Osborne’s testimony certainly supports the view that Jonson is referring to at least a limited subsequent success on the stage as well as the page in his 1616 epistle to D’Aubigny, but there is no further evidence of these productions, and it is to accounts of that first performance that one must turn. Also in the Globe that afternoon was ‘Ev. B’, probably a young Inns of Court student named Everard Buckworth, who wrote a commendatory poem to the quarto edition that stressed his ‘indignation’ at the audience’s response:

When in the Globe’s fair ring, our world’s best stage,
I saw Sejanus, set with that rich foil,
I looked the author should have borne the spoil
Of conquest from the writers of the age;
But when I viewed the people’s beastly rage,
Bent to confound thy grave and learned toil,
That cost thee so much sweat, and so much oil,
My indignation I could hardly ’suage.

Buckworth’s ‘people’s beastly rage’ anticipates Jonson’s later ‘rage of the people of Rome’, and implies the same distinction between the judgement of the ‘people’ and that of the ‘good men’ which Jonson makes in his epistle to D’Aubigny, suggesting that this was the defensive response in Jonson’s circle in 1603. The audience’s spectacular rejection of the play, the Jonsonians’ response of a sharp distinction between the ‘illiterate’ multitude and the ‘wits of gentry’, and the play’s subsequent recognition are all corroborated by the poetaster William Fennor in his Description of a Poet, published in the same year as Jonson’s folio.

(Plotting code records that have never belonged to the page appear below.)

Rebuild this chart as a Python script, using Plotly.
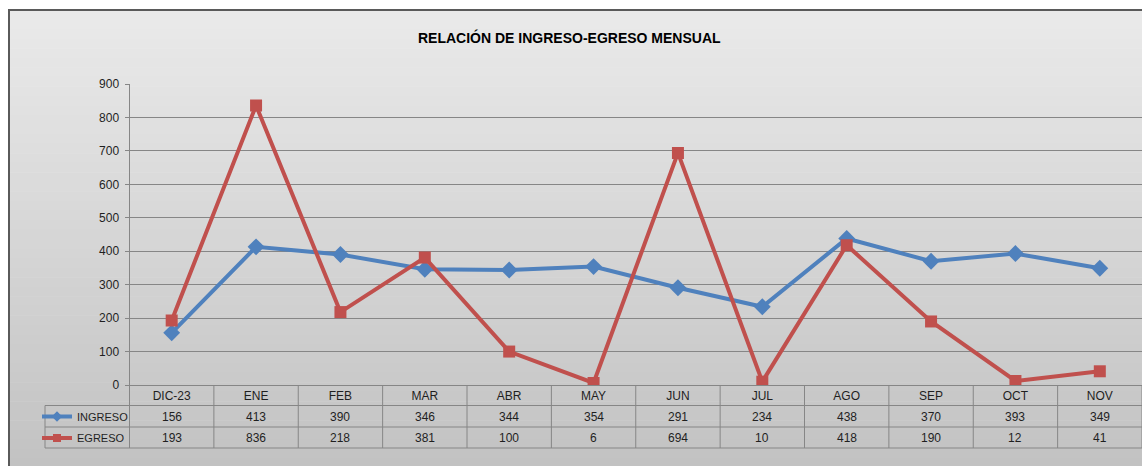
import plotly.graph_objects as go

W, H = 1142, 466

categories = ["DIC-23", "ENE", "FEB", "MAR", "ABR", "MAY", "JUN", "JUL", "AGO", "SEP", "OCT", "NOV"]
ingreso = [156, 413, 390, 346, 344, 354, 291, 234, 438, 370, 393, 349]
egreso = [193, 836, 218, 381, 100, 6, 694, 10, 418, 190, 12, 41]
y_ticks = [0, 100, 200, 300, 400, 500, 600, 700, 800, 900]
title_text = "RELACIÓN DE INGRESO-EGRESO MENSUAL"

BLUE = "#4F81BD"
RED = "#C0504D"
FONT = "Liberation Sans, Arial, sans-serif"
TEXT = "#1f1f1f"
GRID = "#868686"


def px(x):
    return x / W


def py(y):
    return 1 - y / H


fig = go.Figure()

fig.add_trace(go.Scatter(
    x=categories, y=ingreso, name="INGRESO", mode="lines+markers",
    line=dict(color=BLUE, width=4),
    marker=dict(symbol="diamond", size=13, color=BLUE),
    showlegend=False,
))
fig.add_trace(go.Scatter(
    x=categories, y=egreso, name="EGRESO", mode="lines+markers",
    line=dict(color=RED, width=4),
    marker=dict(symbol="square", size=12, color=RED),
    showlegend=False,
))
# legend keys (table row headers)
fig.add_trace(go.Scatter(
    x=[None], y=[None], name="INGRESO", mode="lines+markers",
    line=dict(color=BLUE, width=4),
    marker=dict(symbol="diamond", size=8, color=BLUE),
    legend="legend",
))
fig.add_trace(go.Scatter(
    x=[None], y=[None], name="EGRESO", mode="lines+markers",
    line=dict(color=RED, width=4),
    marker=dict(symbol="square", size=8, color=RED),
    legend="legend2",
))

shapes = []
# background gradient
N = 48
top_c, bot_c = 234, 194
y_start = 10
for i in range(N):
    y0 = y_start + i * (H + 2 - y_start) / N
    y1 = y_start + (i + 1) * (H + 2 - y_start) / N
    c = round(top_c + (bot_c - top_c) * (i + 0.5) / N)
    shapes.append(dict(type="rect", xref="paper", yref="paper",
                       x0=px(9), x1=px(W + 5), y0=py(y1 + 0.5), y1=py(y0),
                       fillcolor=f"rgb({c},{c},{c})", line=dict(width=0), layer="below"))
# outer border
shapes.append(dict(type="rect", xref="paper", yref="paper",
                   x0=px(9), x1=px(W + 5), y0=py(H + 5), y1=py(10),
                   fillcolor="rgba(0,0,0,0)", line=dict(color="#5a5a5a", width=2), layer="below"))
# table horizontal lines
for yy in [405.5, 427, 448]:
    shapes.append(dict(type="line", xref="paper", yref="paper",
                       x0=px(45), x1=px(W + 2), y0=py(yy), y1=py(yy),
                       line=dict(color=GRID, width=1)))
# table left border
shapes.append(dict(type="line", xref="paper", yref="paper",
                   x0=px(45), x1=px(45), y0=py(405.5), y1=py(448),
                   line=dict(color=GRID, width=1)))
# y-axis extension through table
shapes.append(dict(type="line", xref="paper", yref="paper",
                   x0=px(129.5), x1=px(129.5), y0=py(385), y1=py(448),
                   line=dict(color=GRID, width=1)))
# column dividers
for i in range(len(categories)):
    shapes.append(dict(type="line", xref="x", yref="paper",
                       x0=i + 0.5, x1=i + 0.5, y0=py(385), y1=py(448),
                       line=dict(color=GRID, width=1)))

annotations = []
for row_y, vals in [(416.5, ingreso), (438, egreso)]:
    for c, v in zip(categories, vals):
        annotations.append(dict(x=c, xref="x", y=py(row_y), yref="paper",
                                text=str(v), showarrow=False,
                                font=dict(family=FONT, size=12, color=TEXT),
                                xanchor="center", yanchor="middle"))
annotations.append(dict(x=px(569), xref="paper", y=py(38), yref="paper",
                        text=f"<b>{title_text}</b>", showarrow=False,
                        font=dict(family=FONT, size=14, color="#000000"),
                        xanchor="center", yanchor="middle"))

legend_common = dict(xanchor="left", yanchor="middle", bgcolor="rgba(0,0,0,0)",
                     borderwidth=0, font=dict(family=FONT, size=11, color=TEXT),
                     itemwidth=30)

fig.update_layout(
    width=W, height=H,
    margin=dict(l=0, r=0, t=0, b=0, autoexpand=False),
    paper_bgcolor="#ffffff",
    plot_bgcolor="rgba(0,0,0,0)",
    font=dict(family=FONT, size=12, color=TEXT),
    xaxis=dict(type="category", domain=[px(129.5), 1.0], range=[-0.5, len(categories) - 0.5],
               showgrid=False, showline=True, linecolor=GRID, linewidth=1,
               ticks="", tickfont=dict(family=FONT, size=12, color=TEXT),
               zeroline=False, fixedrange=True, automargin=False),
    yaxis=dict(domain=[py(385), py(84)], range=[0, 900], tickvals=y_ticks,
               showgrid=True, gridcolor=GRID, gridwidth=1,
               showline=True, linecolor=GRID, linewidth=1,
               ticks="outside", ticklen=4, tickcolor=GRID,
               ticklabelstandoff=3,
               tickfont=dict(family=FONT, size=12, color=TEXT),
               zeroline=False, fixedrange=True, automargin=False),
    legend=dict(x=px(37), y=py(416.5), **legend_common),
    legend2=dict(x=px(37), y=py(438), **legend_common),
    shapes=shapes,
    annotations=annotations,
)

fig.write_html("out.html", config={"displayModeBar": False},
               post_script="document.body.style.margin='0px';")
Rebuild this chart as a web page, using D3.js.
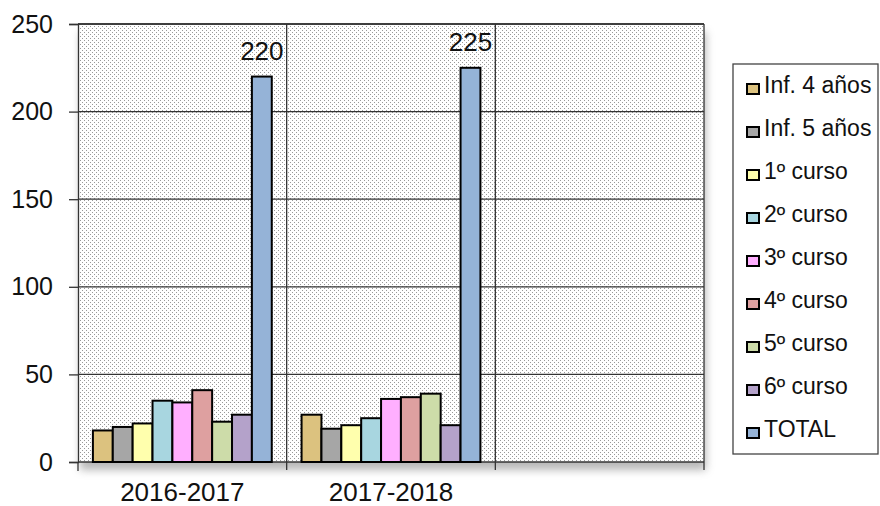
<!DOCTYPE html>
<html>
<head>
<meta charset="utf-8">
<script src="https://cdn.jsdelivr.net/npm/d3@7"></script>
<style>
  body { margin: 0; background: #fff; }
  text { font-family: "Liberation Sans", Arial, sans-serif; fill: #111; }
</style>
</head>
<body>
<svg id="chart" width="880" height="506"></svg>
<script>
// data
const categories = ['2016-2017', '2017-2018', ''];
const series = ['Inf. 4 años', 'Inf. 5 años', '1º curso', '2º curso', '3º curso',
                '4º curso', '5º curso', '6º curso', 'TOTAL'];
const values2016 = [18, 20, 22, 35, 34, 41, 23, 27, 220];
const values2017 = [27, 19, 21, 25, 36, 37, 39, 21, 225];
const yTicks = [0, 50, 100, 150, 200, 250];
const colors = ['#dcc27f', '#a6a6a6', '#ffffad', '#a8d6e0', '#ffafff',
                '#dea0a0', '#cddca9', '#b4a2ca', '#95b3d7'];

const valuesByCat = [values2016, values2017, []];

const svg = d3.select('#chart');
const plot = {left: 78, right: 704, top: 24, bottom: 462};

// dotted background pattern
const defs = svg.append('defs');
const pat = defs.append('pattern')
    .attr('id', 'dots')
    .attr('width', 4).attr('height', 4)
    .attr('patternUnits', 'userSpaceOnUse');
pat.append('rect').attr('width', 4).attr('height', 4).attr('fill', '#fff');
pat.append('rect').attr('x', 0).attr('y', 0).attr('width', 1).attr('height', 1).attr('fill', '#999');
pat.append('rect').attr('x', 2).attr('y', 2).attr('width', 1).attr('height', 1).attr('fill', '#999');

const blur = defs.append('filter').attr('id', 'shadow')
    .attr('x', '-10%').attr('y', '-10%').attr('width', '130%').attr('height', '130%');
blur.append('feGaussianBlur').attr('stdDeviation', 4);

const x0 = d3.scaleBand()
    .domain(d3.range(categories.length))
    .range([plot.left, plot.right]);
const x1 = d3.scaleBand()
    .domain(series)
    .range([0, x0.bandwidth()])
    .paddingOuter(0.75);
const y = d3.scaleLinear().domain([0, 250]).range([plot.bottom, plot.top]);

// shadow under the plot area
svg.append('rect')
    .attr('x', plot.left + 2).attr('y', plot.top + 8)
    .attr('width', plot.right - plot.left).attr('height', plot.bottom - plot.top)
    .attr('fill', '#999').attr('opacity', 0.7)
    .attr('filter', 'url(#shadow)');

svg.append('rect')
    .attr('x', plot.left).attr('y', plot.top)
    .attr('width', plot.right - plot.left).attr('height', plot.bottom - plot.top)
    .attr('fill', 'url(#dots)');

// gridlines
svg.append('g').selectAll('line')
    .data(yTicks.filter(d => d > 0))
    .join('line')
    .attr('x1', plot.left).attr('x2', plot.right)
    .attr('y1', d => y(d)).attr('y2', d => y(d))
    .attr('stroke', '#333').attr('stroke-width', 1.3);

// category separators
svg.append('g').selectAll('line')
    .data(d3.range(1, categories.length + 1))
    .join('line')
    .attr('x1', d => x0(d - 1) + x0.bandwidth()).attr('x2', d => x0(d - 1) + x0.bandwidth())
    .attr('y1', plot.top).attr('y2', plot.bottom + 8)
    .attr('stroke', '#333').attr('stroke-width', 1.3);

// y axis
const yAxis = svg.append('g')
    .attr('transform', `translate(${plot.left},0)`)
    .call(d3.axisLeft(y).tickValues(yTicks).tickSize(9).tickPadding(16));
yAxis.select('.domain').attr('stroke', '#333').attr('stroke-width', 1.3);
yAxis.selectAll('.tick line').attr('stroke', '#333').attr('stroke-width', 1.3);
yAxis.selectAll('.tick text')
    .style('font-family', '"Liberation Sans", Arial, sans-serif')
    .style('font-size', '25px').attr('fill', '#111');

// x axis
const xAxis = svg.append('g')
    .attr('transform', `translate(0,${plot.bottom})`)
    .call(d3.axisBottom(x0).tickSize(0).tickPadding(21).tickFormat(i => categories[i]));
xAxis.select('.domain').remove();
xAxis.selectAll('.tick text')
    .style('font-family', '"Liberation Sans", Arial, sans-serif')
    .style('font-size', '26px').attr('fill', '#111');
svg.append('line')
    .attr('x1', plot.left).attr('x2', plot.right)
    .attr('y1', plot.bottom).attr('y2', plot.bottom)
    .attr('stroke', '#333').attr('stroke-width', 1.3);
svg.append('line')
    .attr('x1', plot.left).attr('x2', plot.left)
    .attr('y1', plot.bottom).attr('y2', plot.bottom + 9)
    .attr('stroke', '#333').attr('stroke-width', 1.3);
svg.append('line')
    .attr('x1', plot.left).attr('x2', plot.right)
    .attr('y1', plot.top).attr('y2', plot.top)
    .attr('stroke', '#333').attr('stroke-width', 1.3);

// bars
const groups = svg.append('g').selectAll('g')
    .data(valuesByCat)
    .join('g')
    .attr('transform', (d, i) => `translate(${x0(i)},0)`);

groups.selectAll('rect')
    .data(d => d.map((v, j) => ({name: series[j], value: v, color: colors[j]})))
    .join('rect')
    .attr('x', d => x1(d.name))
    .attr('y', d => y(d.value))
    .attr('width', x1.bandwidth())
    .attr('height', d => y(0) - y(d.value))
    .attr('fill', d => d.color)
    .attr('stroke', '#000').attr('stroke-width', 2);

// labels on TOTAL bars
groups.selectAll('text.total')
    .data(d => d.length ? [d[d.length - 1]] : [])
    .join('text')
    .attr('class', 'total')
    .attr('x', x1('TOTAL') + x1.bandwidth() / 2)
    .attr('y', d => y(d) - 17)
    .attr('text-anchor', 'middle')
    .style('font-size', '26px')
    .text(d => d);

// legend
const legend = svg.append('g');
legend.append('rect')
    .attr('x', 733).attr('y', 64).attr('width', 145).attr('height', 390)
    .attr('fill', '#fff').attr('stroke', '#444').attr('stroke-width', 1.3);
const items = legend.selectAll('g.item')
    .data(series)
    .join('g')
    .attr('class', 'item')
    .attr('transform', (d, i) => `translate(0,${89 + i * 43})`);
items.append('rect')
    .attr('x', 747).attr('y', -5).attr('width', 12).attr('height', 10)
    .attr('fill', (d, i) => colors[i])
    .attr('stroke', '#000').attr('stroke-width', 2);
items.append('text')
    .attr('x', 764).attr('y', 4)
    .style('font-size', '23px')
    .text(d => d);
</script>
</body>
</html>
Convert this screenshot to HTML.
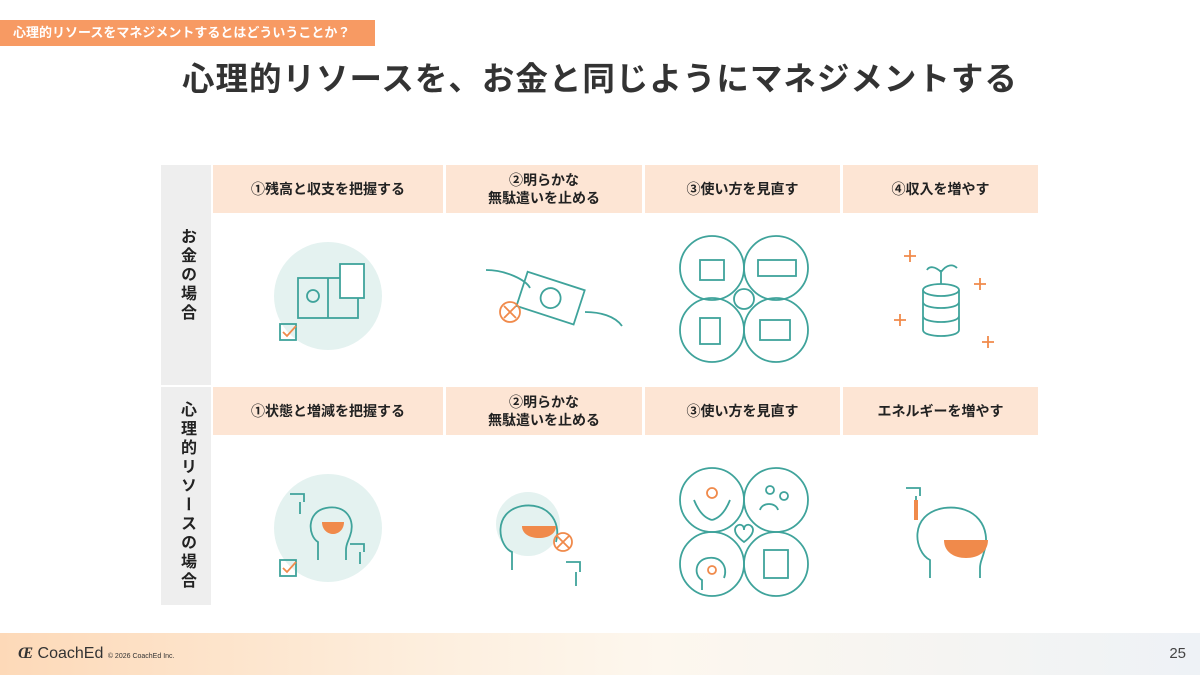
<!DOCTYPE html>
<html><head><meta charset="utf-8"><style>
body{margin:0;width:1200px;height:675px;position:relative;background:#fff;font-family:"Liberation Sans","Noto Sans CJK JP",sans-serif;overflow:hidden}
.tag{position:absolute;left:0;top:20px;width:375px;height:26px;background:#f79a63;color:#fff;font-size:13px;line-height:26px;padding-left:13px;box-sizing:border-box;font-weight:bold}
.title{position:absolute;left:0;width:1200px;top:53px;text-align:center;font-size:32.5px;font-weight:bold;color:#333;letter-spacing:1px}
.side{position:absolute;left:161px;width:50px;background:#eeeeee;display:flex;align-items:center;justify-content:center;font-weight:bold;font-size:16px;color:#222;writing-mode:vertical-rl;text-orientation:upright;letter-spacing:3px}
.h{position:absolute;height:48px;background:#fde5d4;display:flex;align-items:center;justify-content:center;text-align:center;font-weight:bold;font-size:14px;color:#222;line-height:18px}
.foot{position:absolute;left:0;top:633px;width:1200px;height:42px;background:linear-gradient(90deg,#fdd9b8,#fdeedd 35%,#fdf7ee 55%,#eef2f6)}
svg{position:absolute}
</style></head><body>
<div class="tag">心理的リソースをマネジメントするとはどういうことか？</div>
<div class="title">心理的リソースを、お金と同じようにマネジメントする</div>
<div class="side" style="top:165px;height:220px">お金の場合</div>
<div class="side" style="top:387px;height:218px">心理的リソースの場合</div>
<div class="h" style="left:213px;top:165px;width:230px">①残高と収支を把握する</div>
<div class="h" style="left:446px;top:165px;width:196px">②明らかな<br>無駄遣いを止める</div>
<div class="h" style="left:645px;top:165px;width:195px">③使い方を見直す</div>
<div class="h" style="left:843px;top:165px;width:195px">④収入を増やす</div>
<div class="h" style="left:213px;top:387px;width:230px">①状態と増減を把握する</div>
<div class="h" style="left:446px;top:387px;width:196px">②明らかな<br>無駄遣いを止める</div>
<div class="h" style="left:645px;top:387px;width:195px">③使い方を見直す</div>
<div class="h" style="left:843px;top:387px;width:195px">エネルギーを増やす</div>
<svg width="1200" height="675" style="left:0;top:0" fill="none" stroke="#3fa39b" stroke-width="1.8">
<circle cx="328" cy="296" r="54" fill="#e4f2f0" stroke="none"/>
<rect x="298" y="278" width="60" height="40"/><line x1="328" y1="278" x2="328" y2="318"/>
<rect x="340" y="264" width="24" height="34" fill="#fff"/><circle cx="313" cy="296" r="6"/>
<rect x="280" y="324" width="16" height="16"/><path d="M283 332l4 4 9-10" stroke="#f08a4b"/>
<g transform="rotate(18 550 300)"><rect x="520" y="280" width="60" height="36" fill="#fff"/><circle cx="550" cy="298" r="10"/></g>
<path d="M486 270c20 0 40 10 44 18" /><path d="M585 312c15 0 30 4 37 14"/>
<circle cx="510" cy="312" r="10" stroke="#f08a4b"/><path d="M504 306l12 12M516 306l-12 12" stroke="#f08a4b"/>
<circle cx="712" cy="268" r="32"/><circle cx="776" cy="268" r="32"/><circle cx="712" cy="330" r="32"/><circle cx="776" cy="330" r="32"/>
<circle cx="744" cy="299" r="10" fill="#fff"/>
<rect x="700" y="260" width="24" height="20"/><rect x="758" y="260" width="38" height="16"/><rect x="700" y="318" width="20" height="26"/><rect x="760" y="320" width="30" height="20"/>
<ellipse cx="941" cy="290" rx="18" ry="6"/><path d="M923 290v40M959 290v40M923 302c0 8 36 8 36 0M923 316c0 8 36 8 36 0M923 330c0 8 36 8 36 0"/>
<path d="M941 284v-14M941 272c-6-6-12-6-14-2M941 272c6-8 12-8 16-4"/>
<g stroke="#f08a4b"><path d="M910 250v12M904 256h12M980 278v12M974 284h12M900 314v12M894 320h12M988 336v12M982 342h12"/></g>
<circle cx="328" cy="528" r="54" fill="#e4f2f0" stroke="none"/>
<path d="M318 560v-18c-10-6-12-30 8-34 20-4 30 12 24 28-2 6-4 8-4 14v10"/>
<path d="M322 522h22c0 8-6 12-11 12s-11-4-11-12z" fill="#f08a4b" stroke="none"/>
<path d="M290 494h14v8M300 502v12"/><path d="M350 544h14v8M360 552v12"/>
<rect x="280" y="560" width="16" height="16"/><path d="M283 568l4 4 9-10" stroke="#f08a4b"/>
<circle cx="528" cy="524" r="32" fill="#e4f2f0" stroke="none"/>
<path d="M512 570v-18c-14-6-20-40 10-46 24-4 40 14 34 36"/>
<path d="M522 526h34c0 8-8 12-17 12s-17-4-17-12z" fill="#f08a4b" stroke="none"/>
<circle cx="563" cy="542" r="9" stroke="#f08a4b"/><path d="M557 536l12 12M569 536l-12 12" stroke="#f08a4b"/>
<path d="M566 562h14v10M576 572v14"/>
<circle cx="712" cy="500" r="32"/><circle cx="776" cy="500" r="32"/><circle cx="712" cy="564" r="32"/><circle cx="776" cy="564" r="32"/>
<path d="M735 530c0-6 9-8 9 0 0-8 9-6 9 0 0 6-9 12-9 12s-9-6-9-12z" fill="#fff"/>
<path d="M694 500c4 10 10 18 18 20M730 500c-4 10-10 18-18 20"/><circle cx="712" cy="493" r="5" stroke="#f08a4b"/>
<circle cx="770" cy="490" r="4"/><circle cx="784" cy="496" r="4"/><path d="M760 510c2-8 16-8 18 0"/>
<path d="M702 590v-10c-8-4-8-20 6-22 14-2 20 10 16 20"/><circle cx="712" cy="570" r="4" stroke="#f08a4b"/>
<rect x="764" y="550" width="24" height="28"/>
<path d="M906 488h14v8M916 496v14" /><rect x="914" y="500" width="4" height="20" fill="#f08a4b" stroke="none"/>
<path d="M930 578v-18c-16-8-22-46 14-52 32-4 48 20 40 44-2 8-4 10-4 16v10"/>
<path d="M944 540h44c0 12-10 18-22 18s-22-6-22-18z" fill="#f08a4b" stroke="none"/>
</svg>
<div class="foot"></div>
<div style="position:absolute;left:18px;top:645px;font-size:16px;color:#333"><i style="font-family:'Liberation Serif',serif;font-weight:bold">Œ</i> CoachEd <span style="font-size:7px">© 2026 CoachEd Inc.</span></div>
<div style="position:absolute;right:14px;top:645px;font-size:15px;color:#444">25</div>
</body></html>
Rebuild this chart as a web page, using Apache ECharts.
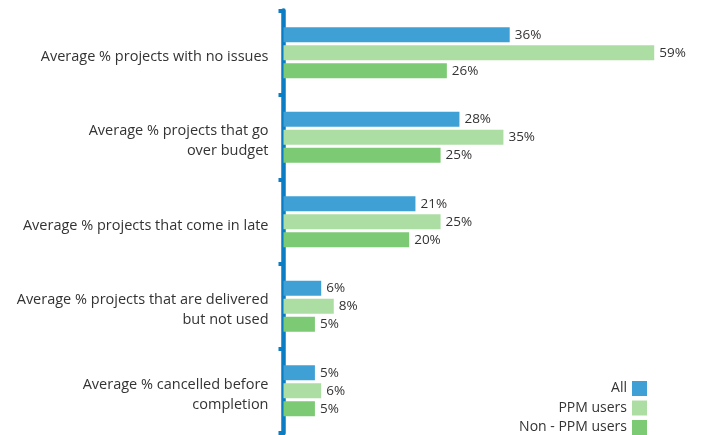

There Fennor takes Sejanusas his sole example of the poet’s craft, and of the way in which

sweet Poesy
Is oft convict, condemned, and judged to die
Without just trial, by a multitude
Whose judgments are illiterate, and rude.
Witness Sejanus, whose approvéd worth,
Sounds from the calm south, to the freezing north …
With more than human art it was bedewed,
Yet to the multitude it nothing showed;
They screwed their scurvy jaws and looked awry,
Like hissing snakes adjudging it to die,
When wits of gentry did applaud the same
With silver shouts of high loud-sounding fame.